[Charts and diagrams as code]
* * *
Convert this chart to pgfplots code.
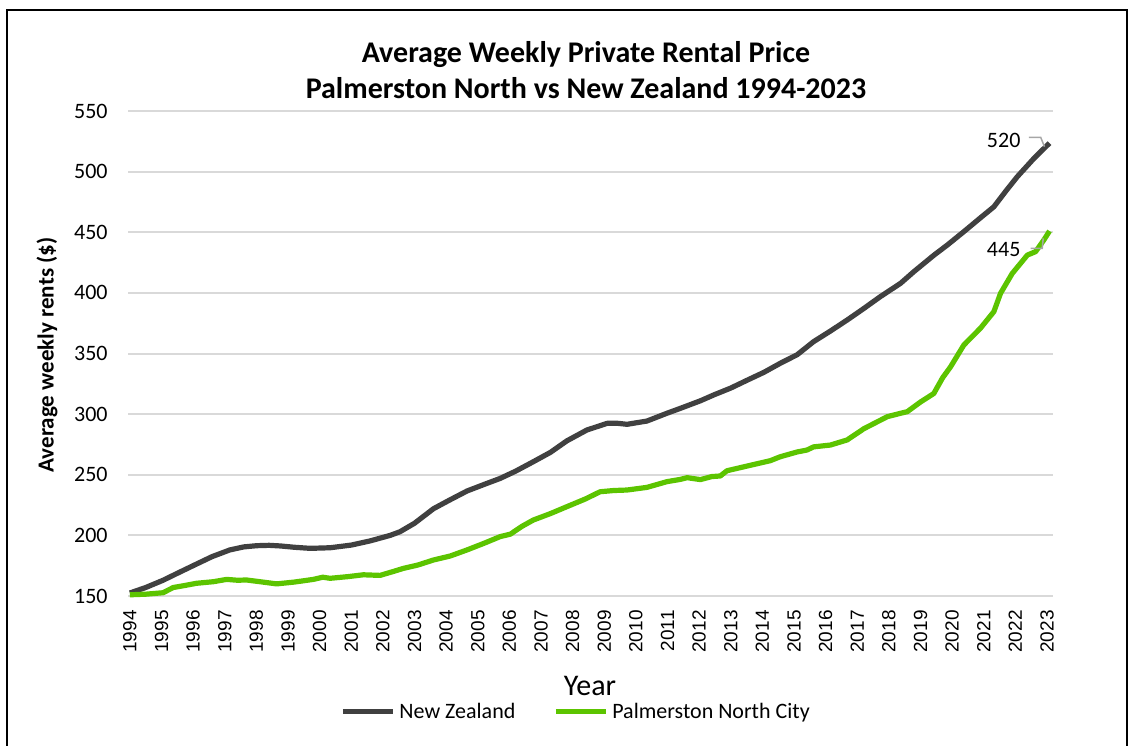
\documentclass[border=0pt]{standalone}
\usepackage{pgfplots}
\pgfplotsset{compat=1.18}
\usepackage{fontspec}
\setmainfont{Carlito}
\newfontfamily\arialfont{Liberation Sans}
\definecolor{nzgray}{HTML}{404040}
\definecolor{pngreen}{HTML}{5CC400}
\definecolor{gridgray}{HTML}{D9D9D9}
\definecolor{leadergray}{HTML}{A6A6A6}
\begin{document}
\begin{tikzpicture}
\useasboundingbox (0,0) rectangle (564pt,372.5pt);
\draw[black, line width=1pt] (3.5pt,-5pt) -- (3.5pt,367.5pt) -- (563.5pt,367.5pt) -- (563.5pt,-5pt);
\begin{axis}[
  at={(64pt,74.5pt)}, anchor=south west,
  scale only axis, width=462.5pt, height=242.5pt,
  xmin=1993.94, xmax=2023.19, ymin=150, ymax=550,
  xtick={1994,1995,...,2023},
  ytick={150,200,...,550},
  major tick length=0pt,
  axis line style={draw=none},
  ymajorgrids, major grid style={gridgray, line width=1pt},
  /pgf/number format/1000 sep={},
  /pgf/number format/assume math mode=true,
  xticklabel style={rotate=90, anchor=east, inner sep=0pt, font=\arialfont\fontsize{9.5}{10}\selectfont},
  xticklabel shift=7pt,
  yticklabel style={anchor=east, inner sep=0pt, font=\fontsize{11}{12}\selectfont},
  yticklabel shift=10pt,
  clip=false,
  legend columns=2,
  legend style={at={(0.4855,-0.239)}, anchor=center, draw=none, fill=none,
    font=\fontsize{11}{12}\selectfont, inner sep=0pt,
    /tikz/every even column/.append style={column sep=17pt}},
  legend image code/.code={\draw[#1, line width=2.5pt] (0pt,0pt) -- (25pt,0pt);},
]
\addplot[nzgray, line width=2.6pt, line join=round] coordinates {
(1994.00,152.5) (1994.50,157) (1995.05,163) (1995.60,170) (1996.11,176.4)
(1996.60,182.5) (1997.16,188) (1997.60,190.5) (1998.01,191.5) (1998.40,191.8)
(1998.75,191.3) (1999.20,190.2) (1999.70,189.3) (2000.33,189.8) (2001.00,192)
(2001.59,195.4) (2002.23,200) (2002.54,203) (2003.00,210) (2003.60,222)
(2004.10,229) (2004.66,236.6) (2005.20,242) (2005.71,247) (2006.20,253)
(2006.76,260.8) (2007.30,268.5) (2007.82,278) (2008.45,286.9) (2009.09,292.4)
(2009.40,292.5) (2009.72,291.6) (2010.35,294.3) (2010.98,300.7) (2011.41,304.8)
(2012.04,311) (2012.46,315.8) (2013.00,321.5) (2013.52,328) (2014.05,334.5)
(2014.57,342) (2015.10,349) (2015.62,359.8) (2016.15,368.5) (2016.68,377.6)
(2017.20,387) (2017.73,396.9) (2018.37,407.9) (2018.79,417.5) (2019.42,431)
(2019.85,439.5) (2020.37,450.5) (2020.90,462) (2021.32,471) (2021.70,484)
(2022.06,495.8) (2022.59,511) (2022.90,519) (2023.08,523.5)
};
\addlegendentry{New Zealand}
\addplot[pngreen, line width=2.6pt, line join=round] coordinates {
(1994.00,151) (1994.50,151.5) (1995.05,152.7) (1995.37,157) (1995.70,158.5)
(1996.11,160.5) (1996.64,161.8) (1997.06,163.7) (1997.40,163.0) (1997.69,163.2)
(1998.20,161.5) (1998.64,160) (1999.20,161.5) (1999.80,163.7) (2000.10,165.5)
(2000.33,164.6) (2000.90,166) (2001.38,167.5) (2001.91,167) (2002.30,170)
(2002.65,172.8) (2003.10,175.5) (2003.60,179.7) (2004.13,183) (2004.66,188)
(2005.20,193.5) (2005.71,199) (2006.03,201) (2006.40,207.5) (2006.76,212.7)
(2007.30,218) (2007.82,223.7) (2008.40,230) (2008.87,236) (2009.30,237)
(2009.72,237.4) (2010.35,239.6) (2010.98,244.3) (2011.41,246.2) (2011.62,247.6)
(2012.04,246) (2012.40,248.5) (2012.67,249) (2012.88,253.3) (2013.52,257.2)
(2014.25,261.6) (2014.57,264.9) (2015.10,268.8) (2015.41,270.4) (2015.62,273)
(2016.15,274.5) (2016.68,278.7) (2017.21,288) (2017.95,297.9) (2018.37,300.7)
(2018.58,302) (2019.00,310) (2019.42,317) (2019.70,330) (2019.95,339)
(2020.37,357) (2020.90,371) (2021.32,384.5) (2021.53,399.6) (2021.90,416)
(2022.38,431.2) (2022.64,434) (2022.90,443.6) (2023.08,451)
};
\addlegendentry{Palmerston North City}
\draw[leadergray, line width=0.75pt] (axis cs:2022.43,528.3) -- (axis cs:2022.80,528.3) -- (axis cs:2022.92,520.6);
\draw[leadergray, line width=0.75pt] (axis cs:2022.48,436.8) -- (axis cs:2022.85,436.8) -- (axis cs:2022.88,445);
\node[font=\fontsize{11}{12}\selectfont] at (axis cs:2021.63,526) {520};
\node[font=\fontsize{11}{12}\selectfont] at (axis cs:2021.63,435.4) {445};
\end{axis}
\node[align=center, font=\bfseries\fontsize{15}{18}\selectfont] at (293pt,337.5pt) {Average Weekly Private Rental Price\\Palmerston North vs New Zealand 1994-2023};
\node[rotate=90, font=\bfseries\fontsize{11.5}{12}\selectfont] at (23.5pt,195pt) {Average weekly rents (\$)};
\node[font=\fontsize{15}{16}\selectfont] at (295pt,29.5pt) {Year};
\end{tikzpicture}
\end{document}
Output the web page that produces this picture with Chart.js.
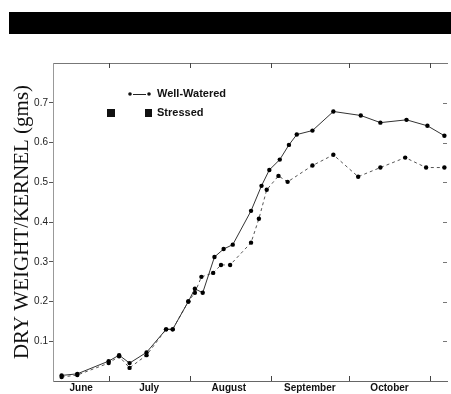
* * *
Reproduce the records verbatim, omitting all images they contain.

The answer
Convert this chart to pgfplots code.
\documentclass[border=0pt]{standalone}
\usepackage{pgfplots}
\pgfplotsset{compat=1.18}
\usepackage{fontspec}
\setmainfont{Carlito}
\newfontfamily\arialfont{Liberation Sans}
\definecolor{nzgray}{HTML}{404040}
\definecolor{pngreen}{HTML}{5CC400}
\definecolor{gridgray}{HTML}{D9D9D9}
\definecolor{leadergray}{HTML}{A6A6A6}
\begin{document}
\begin{tikzpicture}
\useasboundingbox (0,0) rectangle (564pt,372.5pt);
\draw[black, line width=1pt] (3.5pt,-5pt) -- (3.5pt,367.5pt) -- (563.5pt,367.5pt) -- (563.5pt,-5pt);
\begin{axis}[
  at={(64pt,74.5pt)}, anchor=south west,
  scale only axis, width=462.5pt, height=242.5pt,
  xmin=1993.94, xmax=2023.19, ymin=150, ymax=550,
  xtick={1994,1995,...,2023},
  ytick={150,200,...,550},
  major tick length=0pt,
  axis line style={draw=none},
  ymajorgrids, major grid style={gridgray, line width=1pt},
  /pgf/number format/1000 sep={},
  /pgf/number format/assume math mode=true,
  xticklabel style={rotate=90, anchor=east, inner sep=0pt, font=\arialfont\fontsize{9.5}{10}\selectfont},
  xticklabel shift=7pt,
  yticklabel style={anchor=east, inner sep=0pt, font=\fontsize{11}{12}\selectfont},
  yticklabel shift=10pt,
  clip=false,
  legend columns=2,
  legend style={at={(0.4855,-0.239)}, anchor=center, draw=none, fill=none,
    font=\fontsize{11}{12}\selectfont, inner sep=0pt,
    /tikz/every even column/.append style={column sep=17pt}},
  legend image code/.code={\draw[#1, line width=2.5pt] (0pt,0pt) -- (25pt,0pt);},
]
\addplot[nzgray, line width=2.6pt, line join=round] coordinates {
(1994.00,152.5) (1994.50,157) (1995.05,163) (1995.60,170) (1996.11,176.4)
(1996.60,182.5) (1997.16,188) (1997.60,190.5) (1998.01,191.5) (1998.40,191.8)
(1998.75,191.3) (1999.20,190.2) (1999.70,189.3) (2000.33,189.8) (2001.00,192)
(2001.59,195.4) (2002.23,200) (2002.54,203) (2003.00,210) (2003.60,222)
(2004.10,229) (2004.66,236.6) (2005.20,242) (2005.71,247) (2006.20,253)
(2006.76,260.8) (2007.30,268.5) (2007.82,278) (2008.45,286.9) (2009.09,292.4)
(2009.40,292.5) (2009.72,291.6) (2010.35,294.3) (2010.98,300.7) (2011.41,304.8)
(2012.04,311) (2012.46,315.8) (2013.00,321.5) (2013.52,328) (2014.05,334.5)
(2014.57,342) (2015.10,349) (2015.62,359.8) (2016.15,368.5) (2016.68,377.6)
(2017.20,387) (2017.73,396.9) (2018.37,407.9) (2018.79,417.5) (2019.42,431)
(2019.85,439.5) (2020.37,450.5) (2020.90,462) (2021.32,471) (2021.70,484)
(2022.06,495.8) (2022.59,511) (2022.90,519) (2023.08,523.5)
};
\addlegendentry{New Zealand}
\addplot[pngreen, line width=2.6pt, line join=round] coordinates {
(1994.00,151) (1994.50,151.5) (1995.05,152.7) (1995.37,157) (1995.70,158.5)
(1996.11,160.5) (1996.64,161.8) (1997.06,163.7) (1997.40,163.0) (1997.69,163.2)
(1998.20,161.5) (1998.64,160) (1999.20,161.5) (1999.80,163.7) (2000.10,165.5)
(2000.33,164.6) (2000.90,166) (2001.38,167.5) (2001.91,167) (2002.30,170)
(2002.65,172.8) (2003.10,175.5) (2003.60,179.7) (2004.13,183) (2004.66,188)
(2005.20,193.5) (2005.71,199) (2006.03,201) (2006.40,207.5) (2006.76,212.7)
(2007.30,218) (2007.82,223.7) (2008.40,230) (2008.87,236) (2009.30,237)
(2009.72,237.4) (2010.35,239.6) (2010.98,244.3) (2011.41,246.2) (2011.62,247.6)
(2012.04,246) (2012.40,248.5) (2012.67,249) (2012.88,253.3) (2013.52,257.2)
(2014.25,261.6) (2014.57,264.9) (2015.10,268.8) (2015.41,270.4) (2015.62,273)
(2016.15,274.5) (2016.68,278.7) (2017.21,288) (2017.95,297.9) (2018.37,300.7)
(2018.58,302) (2019.00,310) (2019.42,317) (2019.70,330) (2019.95,339)
(2020.37,357) (2020.90,371) (2021.32,384.5) (2021.53,399.6) (2021.90,416)
(2022.38,431.2) (2022.64,434) (2022.90,443.6) (2023.08,451)
};
\addlegendentry{Palmerston North City}
\draw[leadergray, line width=0.75pt] (axis cs:2022.43,528.3) -- (axis cs:2022.80,528.3) -- (axis cs:2022.92,520.6);
\draw[leadergray, line width=0.75pt] (axis cs:2022.48,436.8) -- (axis cs:2022.85,436.8) -- (axis cs:2022.88,445);
\node[font=\fontsize{11}{12}\selectfont] at (axis cs:2021.63,526) {520};
\node[font=\fontsize{11}{12}\selectfont] at (axis cs:2021.63,435.4) {445};
\end{axis}
\node[align=center, font=\bfseries\fontsize{15}{18}\selectfont] at (293pt,337.5pt) {Average Weekly Private Rental Price\\Palmerston North vs New Zealand 1994-2023};
\node[rotate=90, font=\bfseries\fontsize{11.5}{12}\selectfont] at (23.5pt,195pt) {Average weekly rents (\$)};
\node[font=\fontsize{15}{16}\selectfont] at (295pt,29.5pt) {Year};
\end{tikzpicture}
\end{document}
Output the web page that produces this picture with Chart.js.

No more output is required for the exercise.